» **Dataset section**
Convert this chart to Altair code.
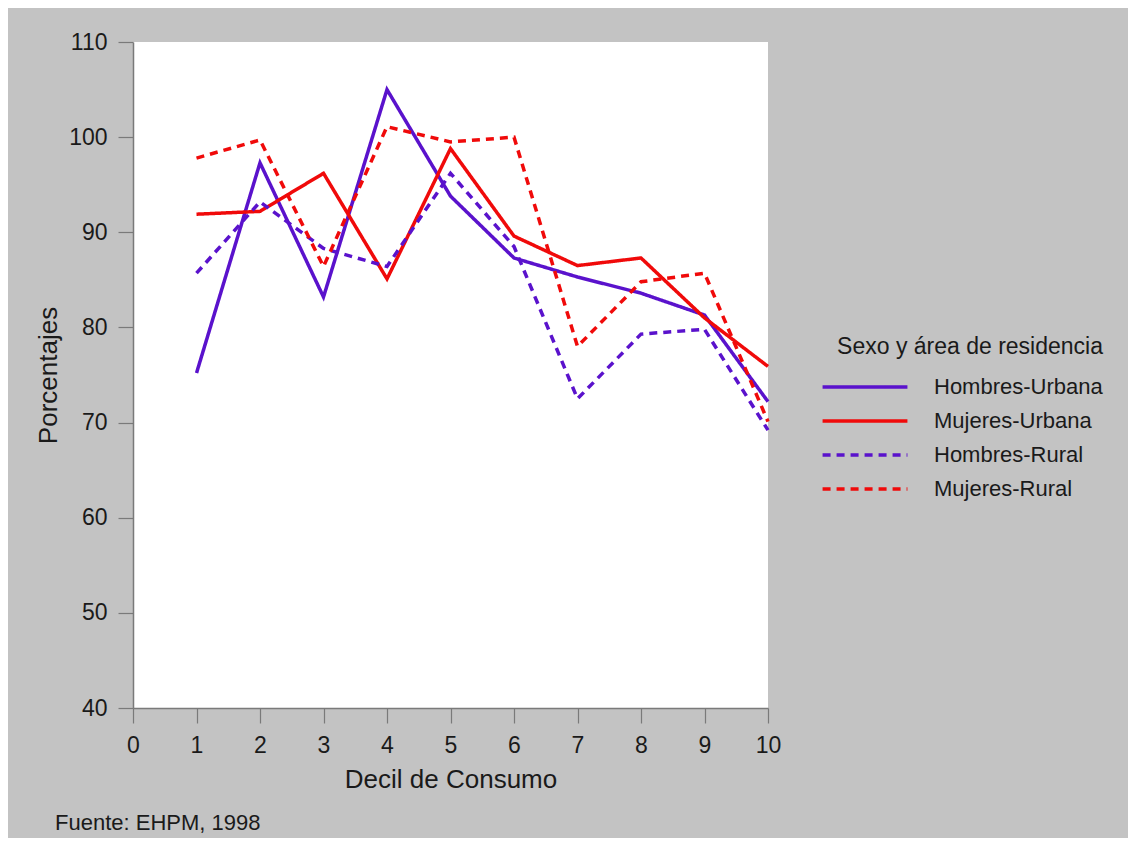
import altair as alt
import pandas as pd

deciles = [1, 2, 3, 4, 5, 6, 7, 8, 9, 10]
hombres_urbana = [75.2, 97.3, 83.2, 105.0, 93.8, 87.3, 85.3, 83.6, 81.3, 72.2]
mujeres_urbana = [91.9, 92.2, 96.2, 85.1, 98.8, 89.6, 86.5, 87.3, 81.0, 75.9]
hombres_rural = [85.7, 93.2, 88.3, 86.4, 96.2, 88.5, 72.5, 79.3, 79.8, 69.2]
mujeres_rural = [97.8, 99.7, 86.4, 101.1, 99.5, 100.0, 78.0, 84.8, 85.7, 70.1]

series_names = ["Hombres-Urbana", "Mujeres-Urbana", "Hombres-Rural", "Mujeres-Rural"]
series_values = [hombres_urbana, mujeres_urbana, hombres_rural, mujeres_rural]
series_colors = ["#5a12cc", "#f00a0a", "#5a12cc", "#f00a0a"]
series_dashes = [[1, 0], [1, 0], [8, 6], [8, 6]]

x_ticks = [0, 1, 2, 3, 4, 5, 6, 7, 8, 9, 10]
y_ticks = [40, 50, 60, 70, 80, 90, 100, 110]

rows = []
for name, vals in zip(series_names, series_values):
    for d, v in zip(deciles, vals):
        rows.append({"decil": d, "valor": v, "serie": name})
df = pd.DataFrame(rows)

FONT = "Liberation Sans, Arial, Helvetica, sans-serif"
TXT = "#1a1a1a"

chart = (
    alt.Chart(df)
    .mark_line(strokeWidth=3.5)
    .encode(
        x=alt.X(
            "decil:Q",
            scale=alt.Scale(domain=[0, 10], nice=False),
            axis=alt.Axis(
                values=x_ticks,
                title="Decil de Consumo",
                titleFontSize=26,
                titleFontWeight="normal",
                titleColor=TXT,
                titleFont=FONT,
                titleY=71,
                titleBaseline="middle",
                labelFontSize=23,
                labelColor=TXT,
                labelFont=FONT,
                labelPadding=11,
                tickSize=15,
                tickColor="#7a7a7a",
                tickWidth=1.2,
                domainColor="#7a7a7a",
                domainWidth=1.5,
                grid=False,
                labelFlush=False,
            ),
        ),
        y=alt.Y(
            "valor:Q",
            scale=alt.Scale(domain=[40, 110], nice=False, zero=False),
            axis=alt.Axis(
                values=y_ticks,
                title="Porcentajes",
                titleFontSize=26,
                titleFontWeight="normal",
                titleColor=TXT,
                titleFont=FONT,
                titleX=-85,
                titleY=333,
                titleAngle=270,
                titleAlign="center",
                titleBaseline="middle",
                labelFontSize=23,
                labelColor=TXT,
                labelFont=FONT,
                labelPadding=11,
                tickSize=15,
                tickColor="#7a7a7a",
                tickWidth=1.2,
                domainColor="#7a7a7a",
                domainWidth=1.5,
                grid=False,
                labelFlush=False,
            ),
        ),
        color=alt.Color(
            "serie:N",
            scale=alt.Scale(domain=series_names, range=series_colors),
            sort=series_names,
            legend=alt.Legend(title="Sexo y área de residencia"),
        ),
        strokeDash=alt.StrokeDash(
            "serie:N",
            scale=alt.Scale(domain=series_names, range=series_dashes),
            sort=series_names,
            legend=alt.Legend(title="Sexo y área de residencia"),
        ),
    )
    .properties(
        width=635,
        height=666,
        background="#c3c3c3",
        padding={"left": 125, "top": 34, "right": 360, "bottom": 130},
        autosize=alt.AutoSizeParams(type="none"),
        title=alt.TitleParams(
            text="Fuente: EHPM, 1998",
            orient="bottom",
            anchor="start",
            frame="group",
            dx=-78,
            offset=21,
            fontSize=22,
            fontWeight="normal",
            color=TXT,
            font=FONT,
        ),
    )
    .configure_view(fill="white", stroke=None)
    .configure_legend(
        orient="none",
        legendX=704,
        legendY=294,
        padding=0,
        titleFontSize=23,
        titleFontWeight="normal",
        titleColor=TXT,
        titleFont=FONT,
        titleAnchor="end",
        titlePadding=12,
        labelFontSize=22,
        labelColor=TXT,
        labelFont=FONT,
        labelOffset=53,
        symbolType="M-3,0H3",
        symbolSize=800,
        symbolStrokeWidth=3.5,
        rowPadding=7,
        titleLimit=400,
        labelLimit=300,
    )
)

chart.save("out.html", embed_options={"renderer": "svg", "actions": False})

» **Requirements**
Copy out the whole listing exactly, and don't carry over any pictures.

» **Exercise output**
Convert this chart to Altair code.
import altair as alt
import pandas as pd

deciles = [1, 2, 3, 4, 5, 6, 7, 8, 9, 10]
hombres_urbana = [75.2, 97.3, 83.2, 105.0, 93.8, 87.3, 85.3, 83.6, 81.3, 72.2]
mujeres_urbana = [91.9, 92.2, 96.2, 85.1, 98.8, 89.6, 86.5, 87.3, 81.0, 75.9]
hombres_rural = [85.7, 93.2, 88.3, 86.4, 96.2, 88.5, 72.5, 79.3, 79.8, 69.2]
mujeres_rural = [97.8, 99.7, 86.4, 101.1, 99.5, 100.0, 78.0, 84.8, 85.7, 70.1]

series_names = ["Hombres-Urbana", "Mujeres-Urbana", "Hombres-Rural", "Mujeres-Rural"]
series_values = [hombres_urbana, mujeres_urbana, hombres_rural, mujeres_rural]
series_colors = ["#5a12cc", "#f00a0a", "#5a12cc", "#f00a0a"]
series_dashes = [[1, 0], [1, 0], [8, 6], [8, 6]]

x_ticks = [0, 1, 2, 3, 4, 5, 6, 7, 8, 9, 10]
y_ticks = [40, 50, 60, 70, 80, 90, 100, 110]

rows = []
for name, vals in zip(series_names, series_values):
    for d, v in zip(deciles, vals):
        rows.append({"decil": d, "valor": v, "serie": name})
df = pd.DataFrame(rows)

FONT = "Liberation Sans, Arial, Helvetica, sans-serif"
TXT = "#1a1a1a"

chart = (
    alt.Chart(df)
    .mark_line(strokeWidth=3.5)
    .encode(
        x=alt.X(
            "decil:Q",
            scale=alt.Scale(domain=[0, 10], nice=False),
            axis=alt.Axis(
                values=x_ticks,
                title="Decil de Consumo",
                titleFontSize=26,
                titleFontWeight="normal",
                titleColor=TXT,
                titleFont=FONT,
                titleY=71,
                titleBaseline="middle",
                labelFontSize=23,
                labelColor=TXT,
                labelFont=FONT,
                labelPadding=11,
                tickSize=15,
                tickColor="#7a7a7a",
                tickWidth=1.2,
                domainColor="#7a7a7a",
                domainWidth=1.5,
                grid=False,
                labelFlush=False,
            ),
        ),
        y=alt.Y(
            "valor:Q",
            scale=alt.Scale(domain=[40, 110], nice=False, zero=False),
            axis=alt.Axis(
                values=y_ticks,
                title="Porcentajes",
                titleFontSize=26,
                titleFontWeight="normal",
                titleColor=TXT,
                titleFont=FONT,
                titleX=-85,
                titleY=333,
                titleAngle=270,
                titleAlign="center",
                titleBaseline="middle",
                labelFontSize=23,
                labelColor=TXT,
                labelFont=FONT,
                labelPadding=11,
                tickSize=15,
                tickColor="#7a7a7a",
                tickWidth=1.2,
                domainColor="#7a7a7a",
                domainWidth=1.5,
                grid=False,
                labelFlush=False,
            ),
        ),
        color=alt.Color(
            "serie:N",
            scale=alt.Scale(domain=series_names, range=series_colors),
            sort=series_names,
            legend=alt.Legend(title="Sexo y área de residencia"),
        ),
        strokeDash=alt.StrokeDash(
            "serie:N",
            scale=alt.Scale(domain=series_names, range=series_dashes),
            sort=series_names,
            legend=alt.Legend(title="Sexo y área de residencia"),
        ),
    )
    .properties(
        width=635,
        height=666,
        background="#c3c3c3",
        padding={"left": 125, "top": 34, "right": 360, "bottom": 130},
        autosize=alt.AutoSizeParams(type="none"),
        title=alt.TitleParams(
            text="Fuente: EHPM, 1998",
            orient="bottom",
            anchor="start",
            frame="group",
            dx=-78,
            offset=21,
            fontSize=22,
            fontWeight="normal",
            color=TXT,
            font=FONT,
        ),
    )
    .configure_view(fill="white", stroke=None)
    .configure_legend(
        orient="none",
        legendX=704,
        legendY=294,
        padding=0,
        titleFontSize=23,
        titleFontWeight="normal",
        titleColor=TXT,
        titleFont=FONT,
        titleAnchor="end",
        titlePadding=12,
        labelFontSize=22,
        labelColor=TXT,
        labelFont=FONT,
        labelOffset=53,
        symbolType="M-3,0H3",
        symbolSize=800,
        symbolStrokeWidth=3.5,
        rowPadding=7,
        titleLimit=400,
        labelLimit=300,
    )
)

chart.save("out.html", embed_options={"renderer": "svg", "actions": False})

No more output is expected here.